— Start of Material to process —

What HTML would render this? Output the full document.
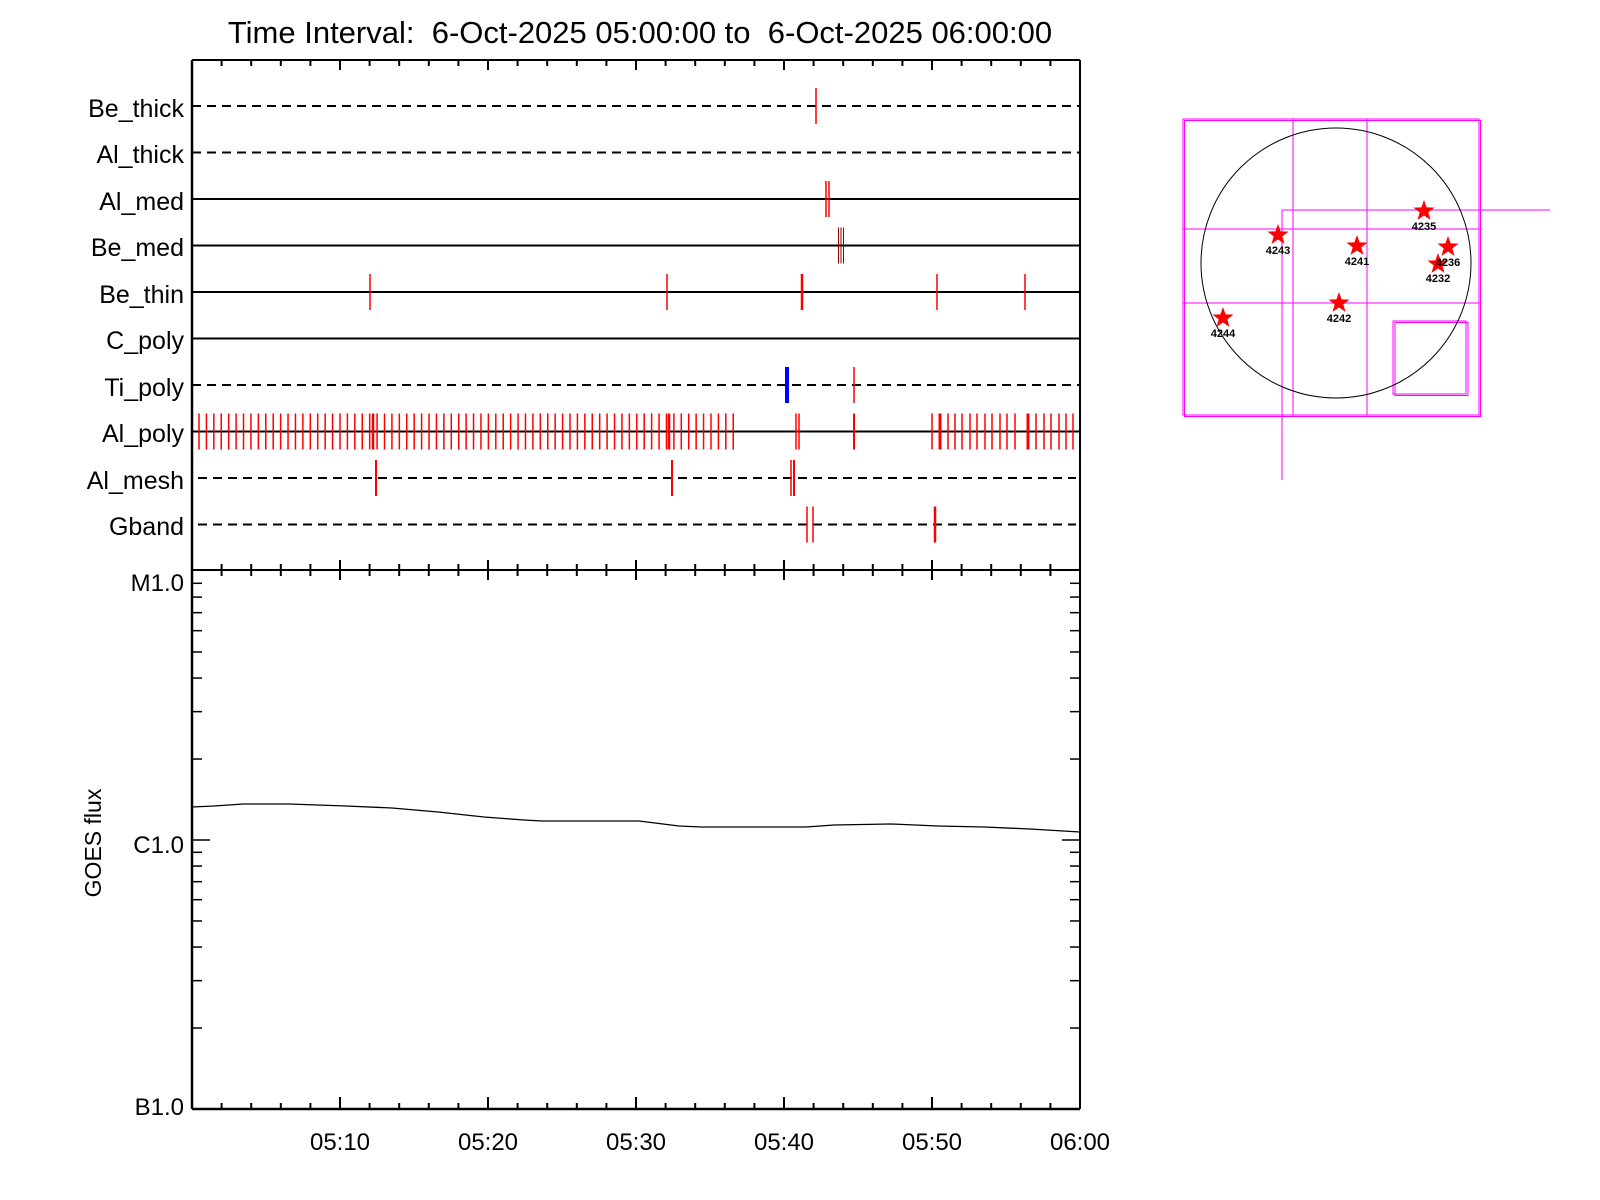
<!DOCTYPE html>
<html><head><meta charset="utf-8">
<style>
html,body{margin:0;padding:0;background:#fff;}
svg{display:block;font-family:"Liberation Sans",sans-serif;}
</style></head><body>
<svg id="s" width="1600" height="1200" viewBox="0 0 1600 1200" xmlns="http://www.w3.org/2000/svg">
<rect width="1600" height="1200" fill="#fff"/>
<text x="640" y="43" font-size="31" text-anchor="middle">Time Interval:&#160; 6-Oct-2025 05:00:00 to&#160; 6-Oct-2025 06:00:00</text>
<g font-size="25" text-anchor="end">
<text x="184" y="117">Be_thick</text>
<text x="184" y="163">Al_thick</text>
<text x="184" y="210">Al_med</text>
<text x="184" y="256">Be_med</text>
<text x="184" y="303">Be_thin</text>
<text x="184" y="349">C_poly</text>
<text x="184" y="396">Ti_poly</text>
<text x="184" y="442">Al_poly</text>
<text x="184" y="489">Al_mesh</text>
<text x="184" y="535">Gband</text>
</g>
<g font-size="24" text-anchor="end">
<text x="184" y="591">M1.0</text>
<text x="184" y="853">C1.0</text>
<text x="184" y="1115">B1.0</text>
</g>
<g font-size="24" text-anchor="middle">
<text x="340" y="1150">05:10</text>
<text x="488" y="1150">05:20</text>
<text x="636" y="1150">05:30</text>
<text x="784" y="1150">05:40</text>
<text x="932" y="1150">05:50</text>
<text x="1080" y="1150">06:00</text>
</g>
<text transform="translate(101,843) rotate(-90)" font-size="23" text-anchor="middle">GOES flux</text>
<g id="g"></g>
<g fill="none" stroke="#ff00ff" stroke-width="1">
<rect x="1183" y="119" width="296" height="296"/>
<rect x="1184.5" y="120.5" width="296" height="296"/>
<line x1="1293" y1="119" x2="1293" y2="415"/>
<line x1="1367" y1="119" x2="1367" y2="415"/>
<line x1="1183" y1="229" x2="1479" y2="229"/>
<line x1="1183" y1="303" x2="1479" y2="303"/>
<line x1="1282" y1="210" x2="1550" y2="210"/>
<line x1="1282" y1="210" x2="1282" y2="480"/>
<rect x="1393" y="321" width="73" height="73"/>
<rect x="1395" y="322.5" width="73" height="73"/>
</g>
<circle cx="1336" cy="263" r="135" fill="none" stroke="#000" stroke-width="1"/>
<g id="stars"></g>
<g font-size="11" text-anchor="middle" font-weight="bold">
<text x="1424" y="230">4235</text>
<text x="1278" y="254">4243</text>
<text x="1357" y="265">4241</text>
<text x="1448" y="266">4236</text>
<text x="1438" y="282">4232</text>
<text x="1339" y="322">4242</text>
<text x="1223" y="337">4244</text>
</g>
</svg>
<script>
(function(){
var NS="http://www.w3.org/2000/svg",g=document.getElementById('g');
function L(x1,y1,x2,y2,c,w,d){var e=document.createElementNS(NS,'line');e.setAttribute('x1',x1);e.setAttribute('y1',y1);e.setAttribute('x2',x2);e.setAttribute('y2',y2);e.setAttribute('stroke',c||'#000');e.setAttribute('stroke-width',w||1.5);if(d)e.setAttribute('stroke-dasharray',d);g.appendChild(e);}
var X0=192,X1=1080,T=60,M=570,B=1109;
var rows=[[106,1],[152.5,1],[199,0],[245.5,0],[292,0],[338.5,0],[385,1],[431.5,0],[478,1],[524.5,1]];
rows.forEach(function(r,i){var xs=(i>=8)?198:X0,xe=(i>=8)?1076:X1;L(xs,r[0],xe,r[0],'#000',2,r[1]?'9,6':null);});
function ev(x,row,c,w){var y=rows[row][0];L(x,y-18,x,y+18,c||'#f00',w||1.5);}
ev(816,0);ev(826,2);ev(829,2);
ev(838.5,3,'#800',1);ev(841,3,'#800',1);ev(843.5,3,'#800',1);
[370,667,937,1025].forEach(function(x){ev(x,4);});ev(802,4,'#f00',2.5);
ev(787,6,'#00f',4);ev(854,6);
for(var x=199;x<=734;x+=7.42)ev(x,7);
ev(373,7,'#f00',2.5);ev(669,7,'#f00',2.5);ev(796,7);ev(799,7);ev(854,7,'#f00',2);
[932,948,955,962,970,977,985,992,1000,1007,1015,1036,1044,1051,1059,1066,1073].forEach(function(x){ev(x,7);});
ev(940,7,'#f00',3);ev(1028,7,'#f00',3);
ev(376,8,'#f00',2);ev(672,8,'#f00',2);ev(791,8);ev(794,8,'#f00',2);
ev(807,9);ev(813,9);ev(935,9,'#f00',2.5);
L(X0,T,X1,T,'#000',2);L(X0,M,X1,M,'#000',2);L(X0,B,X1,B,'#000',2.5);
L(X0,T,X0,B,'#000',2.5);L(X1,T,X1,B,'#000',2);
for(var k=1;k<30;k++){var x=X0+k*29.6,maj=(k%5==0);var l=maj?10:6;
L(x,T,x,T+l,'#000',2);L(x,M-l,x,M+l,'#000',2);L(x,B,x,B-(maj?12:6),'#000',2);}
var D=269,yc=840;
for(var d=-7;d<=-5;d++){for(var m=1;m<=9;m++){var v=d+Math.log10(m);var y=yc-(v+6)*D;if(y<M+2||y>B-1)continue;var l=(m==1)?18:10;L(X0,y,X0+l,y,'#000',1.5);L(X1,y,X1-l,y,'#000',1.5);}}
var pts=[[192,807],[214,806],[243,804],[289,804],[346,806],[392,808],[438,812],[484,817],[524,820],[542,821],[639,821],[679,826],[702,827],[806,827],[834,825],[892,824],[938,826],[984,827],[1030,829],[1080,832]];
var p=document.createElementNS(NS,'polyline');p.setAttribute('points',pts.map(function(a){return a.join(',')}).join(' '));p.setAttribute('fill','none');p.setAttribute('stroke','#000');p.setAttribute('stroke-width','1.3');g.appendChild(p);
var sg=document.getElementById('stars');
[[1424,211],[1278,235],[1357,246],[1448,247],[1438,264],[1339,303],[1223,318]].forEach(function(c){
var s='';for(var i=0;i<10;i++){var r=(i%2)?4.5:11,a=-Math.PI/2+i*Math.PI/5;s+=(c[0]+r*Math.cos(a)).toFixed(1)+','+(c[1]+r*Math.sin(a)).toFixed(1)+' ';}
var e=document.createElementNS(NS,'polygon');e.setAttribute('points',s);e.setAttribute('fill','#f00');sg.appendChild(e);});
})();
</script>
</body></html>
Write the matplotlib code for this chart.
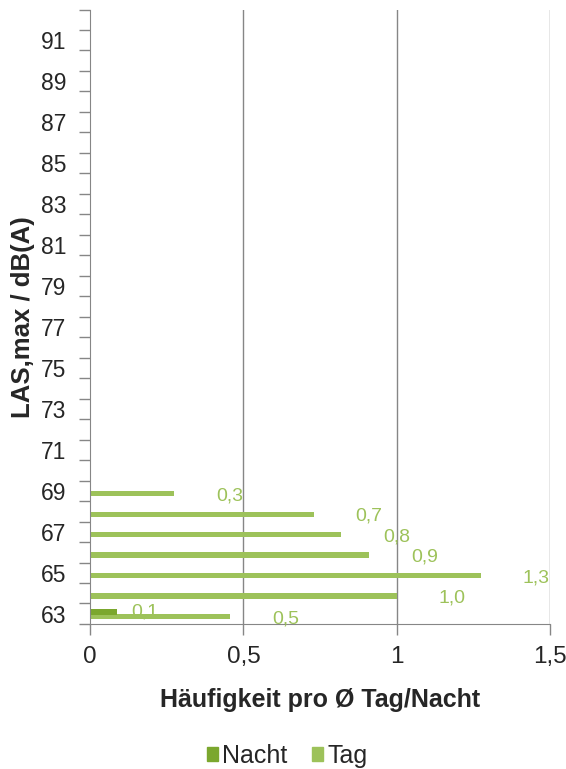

— End of Material to process —

→ **Exercise description**
Retype all entries exactly as they appear, dropping the images.

→ **Complete response**
What HTML would render this? Output the full document.
<!DOCTYPE html>
<html><head><meta charset="utf-8">
<style>
html,body{margin:0;padding:0;background:#fff;}
svg{display:block;font-family:"Liberation Sans",sans-serif;}
</style></head><body>
<svg id="s" width="1600" height="1200" viewBox="0 0 1600 1200" xmlns="http://www.w3.org/2000/svg">
<rect width="1600" height="1200" fill="#fff"/>
<text x="640" y="43" font-size="31" text-anchor="middle">Time Interval:&#160; 6-Oct-2025 05:00:00 to&#160; 6-Oct-2025 06:00:00</text>
<g font-size="25" text-anchor="end">
<text x="184" y="117">Be_thick</text>
<text x="184" y="163">Al_thick</text>
<text x="184" y="210">Al_med</text>
<text x="184" y="256">Be_med</text>
<text x="184" y="303">Be_thin</text>
<text x="184" y="349">C_poly</text>
<text x="184" y="396">Ti_poly</text>
<text x="184" y="442">Al_poly</text>
<text x="184" y="489">Al_mesh</text>
<text x="184" y="535">Gband</text>
</g>
<g font-size="24" text-anchor="end">
<text x="184" y="591">M1.0</text>
<text x="184" y="853">C1.0</text>
<text x="184" y="1115">B1.0</text>
</g>
<g font-size="24" text-anchor="middle">
<text x="340" y="1150">05:10</text>
<text x="488" y="1150">05:20</text>
<text x="636" y="1150">05:30</text>
<text x="784" y="1150">05:40</text>
<text x="932" y="1150">05:50</text>
<text x="1080" y="1150">06:00</text>
</g>
<text transform="translate(101,843) rotate(-90)" font-size="23" text-anchor="middle">GOES flux</text>
<g id="g"></g>
<g fill="none" stroke="#ff00ff" stroke-width="1">
<rect x="1183" y="119" width="296" height="296"/>
<rect x="1184.5" y="120.5" width="296" height="296"/>
<line x1="1293" y1="119" x2="1293" y2="415"/>
<line x1="1367" y1="119" x2="1367" y2="415"/>
<line x1="1183" y1="229" x2="1479" y2="229"/>
<line x1="1183" y1="303" x2="1479" y2="303"/>
<line x1="1282" y1="210" x2="1550" y2="210"/>
<line x1="1282" y1="210" x2="1282" y2="480"/>
<rect x="1393" y="321" width="73" height="73"/>
<rect x="1395" y="322.5" width="73" height="73"/>
</g>
<circle cx="1336" cy="263" r="135" fill="none" stroke="#000" stroke-width="1"/>
<g id="stars"></g>
<g font-size="11" text-anchor="middle" font-weight="bold">
<text x="1424" y="230">4235</text>
<text x="1278" y="254">4243</text>
<text x="1357" y="265">4241</text>
<text x="1448" y="266">4236</text>
<text x="1438" y="282">4232</text>
<text x="1339" y="322">4242</text>
<text x="1223" y="337">4244</text>
</g>
</svg>
<script>
(function(){
var NS="http://www.w3.org/2000/svg",g=document.getElementById('g');
function L(x1,y1,x2,y2,c,w,d){var e=document.createElementNS(NS,'line');e.setAttribute('x1',x1);e.setAttribute('y1',y1);e.setAttribute('x2',x2);e.setAttribute('y2',y2);e.setAttribute('stroke',c||'#000');e.setAttribute('stroke-width',w||1.5);if(d)e.setAttribute('stroke-dasharray',d);g.appendChild(e);}
var X0=192,X1=1080,T=60,M=570,B=1109;
var rows=[[106,1],[152.5,1],[199,0],[245.5,0],[292,0],[338.5,0],[385,1],[431.5,0],[478,1],[524.5,1]];
rows.forEach(function(r,i){var xs=(i>=8)?198:X0,xe=(i>=8)?1076:X1;L(xs,r[0],xe,r[0],'#000',2,r[1]?'9,6':null);});
function ev(x,row,c,w){var y=rows[row][0];L(x,y-18,x,y+18,c||'#f00',w||1.5);}
ev(816,0);ev(826,2);ev(829,2);
ev(838.5,3,'#800',1);ev(841,3,'#800',1);ev(843.5,3,'#800',1);
[370,667,937,1025].forEach(function(x){ev(x,4);});ev(802,4,'#f00',2.5);
ev(787,6,'#00f',4);ev(854,6);
for(var x=199;x<=734;x+=7.42)ev(x,7);
ev(373,7,'#f00',2.5);ev(669,7,'#f00',2.5);ev(796,7);ev(799,7);ev(854,7,'#f00',2);
[932,948,955,962,970,977,985,992,1000,1007,1015,1036,1044,1051,1059,1066,1073].forEach(function(x){ev(x,7);});
ev(940,7,'#f00',3);ev(1028,7,'#f00',3);
ev(376,8,'#f00',2);ev(672,8,'#f00',2);ev(791,8);ev(794,8,'#f00',2);
ev(807,9);ev(813,9);ev(935,9,'#f00',2.5);
L(X0,T,X1,T,'#000',2);L(X0,M,X1,M,'#000',2);L(X0,B,X1,B,'#000',2.5);
L(X0,T,X0,B,'#000',2.5);L(X1,T,X1,B,'#000',2);
for(var k=1;k<30;k++){var x=X0+k*29.6,maj=(k%5==0);var l=maj?10:6;
L(x,T,x,T+l,'#000',2);L(x,M-l,x,M+l,'#000',2);L(x,B,x,B-(maj?12:6),'#000',2);}
var D=269,yc=840;
for(var d=-7;d<=-5;d++){for(var m=1;m<=9;m++){var v=d+Math.log10(m);var y=yc-(v+6)*D;if(y<M+2||y>B-1)continue;var l=(m==1)?18:10;L(X0,y,X0+l,y,'#000',1.5);L(X1,y,X1-l,y,'#000',1.5);}}
var pts=[[192,807],[214,806],[243,804],[289,804],[346,806],[392,808],[438,812],[484,817],[524,820],[542,821],[639,821],[679,826],[702,827],[806,827],[834,825],[892,824],[938,826],[984,827],[1030,829],[1080,832]];
var p=document.createElementNS(NS,'polyline');p.setAttribute('points',pts.map(function(a){return a.join(',')}).join(' '));p.setAttribute('fill','none');p.setAttribute('stroke','#000');p.setAttribute('stroke-width','1.3');g.appendChild(p);
var sg=document.getElementById('stars');
[[1424,211],[1278,235],[1357,246],[1448,247],[1438,264],[1339,303],[1223,318]].forEach(function(c){
var s='';for(var i=0;i<10;i++){var r=(i%2)?4.5:11,a=-Math.PI/2+i*Math.PI/5;s+=(c[0]+r*Math.cos(a)).toFixed(1)+','+(c[1]+r*Math.sin(a)).toFixed(1)+' ';}
var e=document.createElementNS(NS,'polygon');e.setAttribute('points',s);e.setAttribute('fill','#f00');sg.appendChild(e);});
})();
</script>
</body></html>
Write the matplotlib code for this chart.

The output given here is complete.